As I rode back toward the river, I saw again the boy clad in the rope of plaited grass, and again he said, less shyly, “May your day be happy!” It was a kindly wish. In the dawn I had felt it to be almost a prophecy. But now I was haunted by the face of the goddess of Denderah, and I remembered the legend of the lovely Lais, who, when she began to age, covered herself from the eyes of men with a veil, and went every day at evening to look upon her statue, in which the genius of Praxiteles had rendered permanent the beauty the woman could not keep. One evening, hanging to the statue’s pedestal by a garland of red roses, the sculptor found a mirror, upon the polished disk of which were traced these words:
“Lais, O Goddess, consecrates to thee her mirror: no longer able to see there what she was, she will not see there what she has become.”
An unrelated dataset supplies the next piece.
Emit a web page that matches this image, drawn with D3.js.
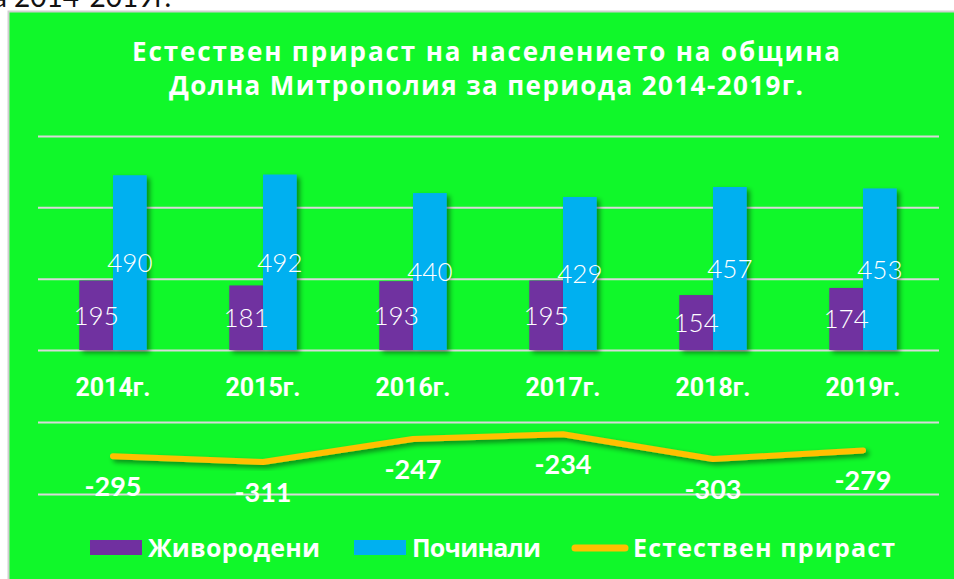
<!DOCTYPE html>
<html>
<head>
<meta charset="utf-8">
<script src="https://cdn.jsdelivr.net/npm/d3@7"></script>
<style>
  body { margin: 0; background: #ffffff; overflow: hidden; }
  svg text { font-family: 'Lato', 'Noto Sans', sans-serif; fill: #ffffff; }
  svg text.wide { font-family: 'Open Sans', 'Noto Sans', sans-serif; }
</style>
</head>
<body>
<svg width="954" height="579"></svg>
<script>
// chart data
var years = ['2014г.', '2015г.', '2016г.', '2017г.', '2018г.', '2019г.'];
var births = [195, 181, 193, 195, 154, 174];
var deaths = [490, 492, 440, 429, 457, 453];
var growth = [-295, -311, -247, -234, -303, -279];
var barTicks = [0, 200, 400, 600];
var lineTicks = [-400, -200];
var seriesNames = ['Живородени', 'Починали', 'Естествен прираст'];
var titleLines = ['Естествен прираст на населението на община', 'Долна Митрополия за периода 2014-2019г.'];

var colors = {births: '#7030a0', deaths: '#00b0f0', growth: '#ffc000'};

var svg = d3.select('svg');
var width = +svg.attr('width');
var height = +svg.attr('height');

var defs = svg.append('defs');
var shadow = defs.append('filter')
    .attr('id', 'shadow')
    .attr('x', '-30%').attr('y', '-30%')
    .attr('width', '160%').attr('height', '160%');
shadow.append('feDropShadow')
    .attr('dx', 3).attr('dy', 3)
    .attr('stdDeviation', 2.5)
    .attr('flood-color', '#000')
    .attr('flood-opacity', 0.45);

// text of the page above, cut off by the crop
svg.append('text')
    .attr('x', -7)
    .attr('y', 7)
    .style('fill', '#111')
    .style('font-size', '28px')
    .text('а 2014-2019г.');

// green panel
svg.append('rect')
    .attr('x', 8.5)
    .attr('y', 11.5)
    .attr('width', width)
    .attr('height', height)
    .style('fill', '#10f82a')
    .style('stroke', '#d0d0d0')
    .style('stroke-width', 2);

// Century Gothic is wider than the fonts we have, so stretch to the original widths
var titleWidths = [708, 634];
svg.selectAll('.title')
    .data(titleLines)
    .enter()
    .append('text')
    .attr('class', 'title wide')
    .attr('x', 486)
    .attr('y', function(d, i) { return 61 + i * 34; })
    .attr('text-anchor', 'middle')
    .attr('textLength', function(d, i) { return titleWidths[i]; })
    .attr('lengthAdjust', 'spacing')
    .style('font-size', '26px')
    .style('font-weight', 'bold')
    .text(function(d) { return d; });

var plot = {left: 38, right: 938};

var xScale = d3.scaleBand()
    .domain(years)
    .range([plot.left, plot.right])
    .paddingInner(0)
    .paddingOuter(0);

var subScale = d3.scaleBand()
    .domain(['births', 'deaths'])
    .range([0, 67.4])
    .padding(0);

var groupOffset = (xScale.bandwidth() - 67.4) / 2;

var yScale = d3.scaleLinear()
    .domain([0, 600])
    .range([350, 136]);

var yLine = d3.scaleLinear()
    .domain([-400, -200])
    .range([494, 422]);

// gridlines
var gridStyle = function(g) {
    g.select('.domain').remove();
    g.selectAll('.tick line')
        .style('stroke', '#d9d9d9')
        .style('stroke-width', 2);
    g.selectAll('.tick text').remove();
};

svg.append('g')
    .attr('class', 'y grid')
    .attr('transform', 'translate(' + plot.left + ',0)')
    .call(d3.axisLeft(yScale).tickValues(barTicks).tickSize(-(plot.right - plot.left + 1)))
    .call(gridStyle);

svg.append('g')
    .attr('class', 'y grid')
    .attr('transform', 'translate(' + plot.left + ',0)')
    .call(d3.axisLeft(yLine).tickValues(lineTicks).tickSize(-(plot.right - plot.left + 1)))
    .call(gridStyle);

// bars
var barData = years.map(function(y, i) {
    return {year: y, births: births[i], deaths: deaths[i]};
});

var groups = svg.selectAll('.group')
    .data(barData)
    .enter()
    .append('g')
    .attr('class', 'group')
    .attr('transform', function(d) {
        return 'translate(' + (xScale(d.year) + groupOffset) + ',0)';
    });

groups.selectAll('rect')
    .data(function(d) {
        return ['births', 'deaths'].map(function(k) { return {key: k, value: d[k]}; });
    })
    .enter()
    .append('rect')
    .attr('x', function(d) { return subScale(d.key); })
    .attr('y', function(d) { return yScale(d.value); })
    .attr('width', subScale.bandwidth())
    .attr('height', function(d) { return yScale(0) - yScale(d.value); })
    .attr('filter', 'url(#shadow)')
    .style('fill', function(d) { return colors[d.key]; });

groups.selectAll('.value')
    .data(function(d) {
        return ['births', 'deaths'].map(function(k) { return {key: k, value: d[k]}; });
    })
    .enter()
    .append('text')
    .attr('class', 'value')
    .attr('x', function(d) { return subScale(d.key) + subScale.bandwidth() / 2; })
    .attr('y', function(d) { return (yScale(d.value) + yScale(0)) / 2; })
    .attr('dy', '0.36em')
    .attr('text-anchor', 'middle')
    .style('font-size', '26px')
    .style('font-weight', 300)
    .text(function(d) { return d.value; });

// category labels
svg.append('g')
    .attr('class', 'x axis')
    .attr('transform', 'translate(0,370)')
    .call(d3.axisBottom(xScale).tickSize(0).tickPadding(0))
    .call(function(g) {
        g.select('.domain').remove();
        g.selectAll('text')
            .attr('dy', 26)
            .style('fill', '#fff')
            .style('font-family', 'Roboto, sans-serif')
            .style('font-size', '25px')
            .style('font-weight', 'bold');
    });

// natural growth line
var centerX = function(d, i) { return xScale(years[i]) + xScale.bandwidth() / 2; };

var line = d3.line()
    .x(function(d, i) { return centerX(d, i); })
    .y(function(d) { return yLine(d); });

svg.append('path')
    .datum(growth)
    .attr('d', line)
    .attr('filter', 'url(#shadow)')
    .style('fill', 'none')
    .style('stroke', colors.growth)
    .style('stroke-width', 6)
    .style('stroke-linecap', 'round')
    .style('stroke-linejoin', 'round');

svg.selectAll('.growth-label')
    .data(growth)
    .enter()
    .append('text')
    .attr('class', 'growth-label')
    .attr('x', function(d, i) { return centerX(d, i); })
    .attr('y', function(d) { return yLine(d) + 30; })
    .attr('dy', '0.36em')
    .attr('text-anchor', 'middle')
    .style('font-size', '27px')
    .style('font-weight', 'bold')
    .text(function(d) { return d; });

// legend
var legend = svg.append('g').attr('class', 'legend')
    .attr('transform', 'translate(0,548)');

var legendX = [90, 354, 572];
var legendTextWidths = [172, 129, 262];
var legendKeys = ['births', 'deaths', 'growth'];

var items = legend.selectAll('.item')
    .data(seriesNames)
    .enter()
    .append('g')
    .attr('class', 'item')
    .attr('transform', function(d, i) { return 'translate(' + legendX[i] + ',0)'; });

items.filter(function(d, i) { return i < 2; })
    .append('rect')
    .attr('x', 0)
    .attr('y', -8)
    .attr('width', 52)
    .attr('height', 15)
    .style('fill', function(d, i) { return colors[legendKeys[i]]; });

items.filter(function(d, i) { return i === 2; })
    .append('line')
    .attr('x1', 3).attr('x2', 53)
    .attr('y1', 0).attr('y2', 0)
    .style('stroke', colors.growth)
    .style('stroke-width', 7)
    .style('stroke-linecap', 'round');

items.append('text')
    .attr('class', 'wide')
    .attr('x', function(d, i) { return i < 2 ? 58 : 61; })
    .attr('y', 0)
    .attr('dy', '0.36em')
    .attr('textLength', function(d, i) { return legendTextWidths[i]; })
    .attr('lengthAdjust', 'spacing')
    .style('font-size', '25px')
    .style('font-weight', 'bold')
    .text(function(d) { return d; });
</script>
</body>
</html>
My Hathor of Denderah, the sad-eyed dweller on the column in the first hall, had she a mirror, would surely hang it, as Lais hung hers, at the foot of the pedestal of the Egyptian Aphrodite; had she a veil, would surely cover the face that, solitary among the cruel evidences of Christian ferocity, silently says to the gloomy courts, to the shining desert and the Nile:
“Once I was worshipped, but I am worshipped no longer.”
VII
KARNAK
Buildings have personalities. Some fascinate as beautiful women fascinate; some charm as a child may charm, naively, simply, but irresistibly. Some, like conquerors, men of blood and iron, without bowels of mercy, pitiless and determined, strike awe to the soul, mingled with the almost gasping admiration that power wakes in man. Some bring a sense of heavenly peace to the heart. Some, like certain temples of the Greeks, by their immense dignity, speak to the nature almost as music speaks, and change anxiety to trust. Some tug at the hidden chords of romance and rouse a trembling response. Some seem to be mingling their tears with the tears of the dead; some their laughter with the laughter of the living. The traveller, sailing up the Nile, holds intercourse with many of these different personalities. He is sad, perhaps, as I was with Denderah; dreams in the sun with Abydos; muses with Luxor beneath the little tapering minaret whence the call to prayer drops down to be answered by the angelus bell; falls into a reverie in the “thinking place” of Rameses II., near to the giant that was once the mightiest of all Egyptian statues; eagerly wakes to the fascination of record at Deir-el-Bahari; worships in Edfu; by Philae is carried into a realm of delicate magic, where engineers are not. Each prompts him to a different mood, each wakes in his nature a different response. And at Karnak what is he? What mood enfolds him there? Is he sad, thoughtful, awed, or gay?
An old lady in a helmet, and other things considered no doubt by her as suited to Egypt rather than to herself, remarked in my hearing, with a Scotch accent and an air of summing up, that Karnak was “very nice indeed.” There she was wrong—Scotch and wrong. Karnak is not nice. No temple that I have seen upon the banks of the Nile is nice. And Karnak cannot be summed up in a phrase or in many phrases; cannot even be adequately described in few or many words.